Columnistas

Carne de cañón

En los años 80, en el centro de la doctrina de seguridad nacional, los jóvenes eran la “carne de cañón” de los militares y de focos rebeldes que arreciaba esa sangrienta década. En los 90, con el auge de las pandillas, los jóvenes siempre en la primera línea de muerte; y ahora, en tiempos de un socialismo acre, los jóvenes siguen siendo la “carne del cañón”, disparado por discursos populistas bajo una administración estatal fría ante la sangre y los números escandalosos que sacuden las políticas de seguridad ciudadana.

En lo que va de este año 2024, ya se registran más de 340 muertes violentas de jóvenes, “esto debería llamarnos a la reflexión y ser una sociedad preocupada; en otro país del mundo estaríamos en una emergencia nacional. Honduras es un país joven donde más del 70% de la población son personas menores de 30 años, esto significa que la niñez y la juventud está perdiendo la vida y siendo asesinada”, denunció el director de la Red de Instituciones por la Niñez, Adolescencia, Juventud y sus Derechos (Coiproden), Wilmer Vásquez.

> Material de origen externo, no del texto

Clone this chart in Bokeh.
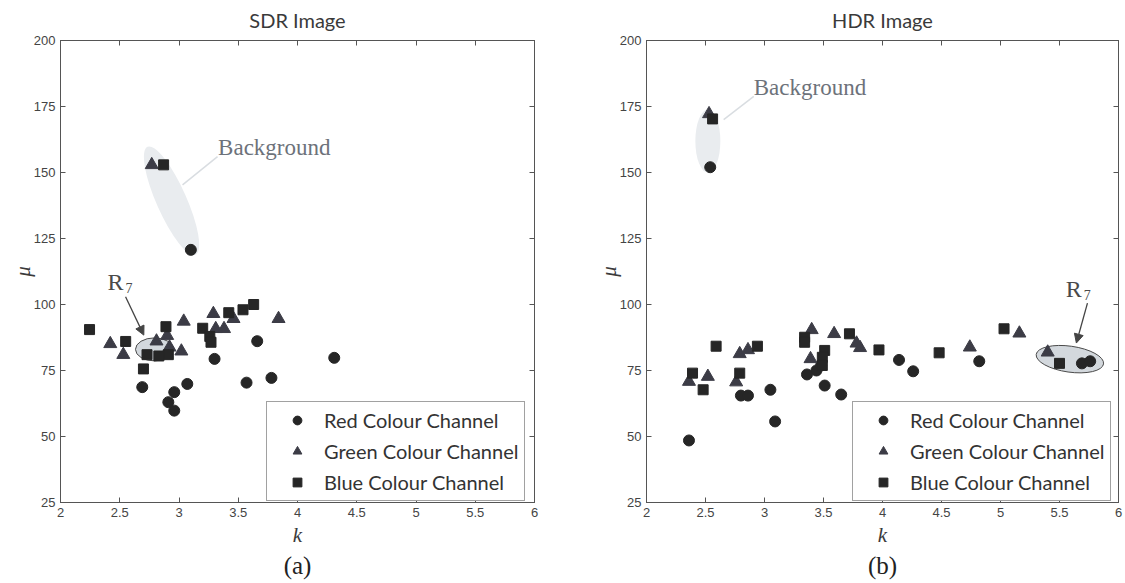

Datos duros que se ahogan en el silencio de los aparatos oxidados de un Estado que tritura las esperanzas de millones de jóvenes, arrinconados ante la vulnerabilidad y sus perversos efectos. En un Estado permisivo con el delito, donde las leyes y las políticas no son lo suficientemente estrictas para prevenir y castigar la violencia, nuestros jóvenes enfrentan una serie de desafíos que suelen tener consecuencias que quebrantan sus vidas.

En Honduras, los niños y adolescentes permanecen con la exposición constante a la violencia, causándoles un profundo impacto en la salud mental. El miedo, la ansiedad y el estrés postraumático son devastadores cuando han sido testigos o víctimas de actos violentos.

Además de esa tragedia psicosocial, está la frustración, cuando no se castigan debidamente los delitos, la blandengue justicia e investigación policial empuja más a los jóvenes a desarrollar conductas extraviadas. La impunidad y la normalización de los actos violentos llevan a algunos a involucrarse en actividades delictivas, esto perpetúa el ciclo de la violencia en este país, donde lo común es asesinar o ser asesinado.

En este álgido punto rojo, es crucial que el Estado adopte políticas estrictas y efectivas contra el crimen. Esto incluye no solo el fortalecimiento de las leyes o construir otro “Alcatraz”, sino más inversión en programas de prevención y apoyo para los jóvenes.

La educación, el acceso a servicios de salud mental y la creación de oportunidades económicas son esenciales para ofrecer a los jóvenes un camino hacia un futuro más seguro y prometedor.

Pareciera que la impunidad es un familiar cercano al gobierno, para alargar la estirpe del poder, ante tanta ineficacia y falta de justicia para las víctimas, que perpetúa el sufrimiento de quienes han sido afectados, y de paso envía un mensaje peligroso a los perpetradores: que sus acciones no tendrán consecuencias.

Este silencio es aún más preocupante cuando se utiliza políticamente a las víctimas, convirtiéndolas en herramientas para agendas partidistas en lugar de brindarles seguridad y la justicia que merecen.

Da asco ver cómo la violencia se convierte en tema de debate político, donde las víctimas son utilizadas como símbolos para ganar votos y arrastre popular. Esta instrumentalización no solo es cínica, sino que peligrosa, porque de la sangre se alimentan los monstruos de la tiranía, que avanza en los oscuros silencios de sus verdugos.Y en esto debemos ser irreductibles: ¡es hora de poner fin a la impunidad y los esbirros electorales que manipulan los hilos de corrupción en todo el sistema judicial!

Mientras tanto los próximos “elegidos” -parte culpable de esta matanza- prometen acabar con el crimen, buscando entre los escombros fúnebres el voto de los jóvenes.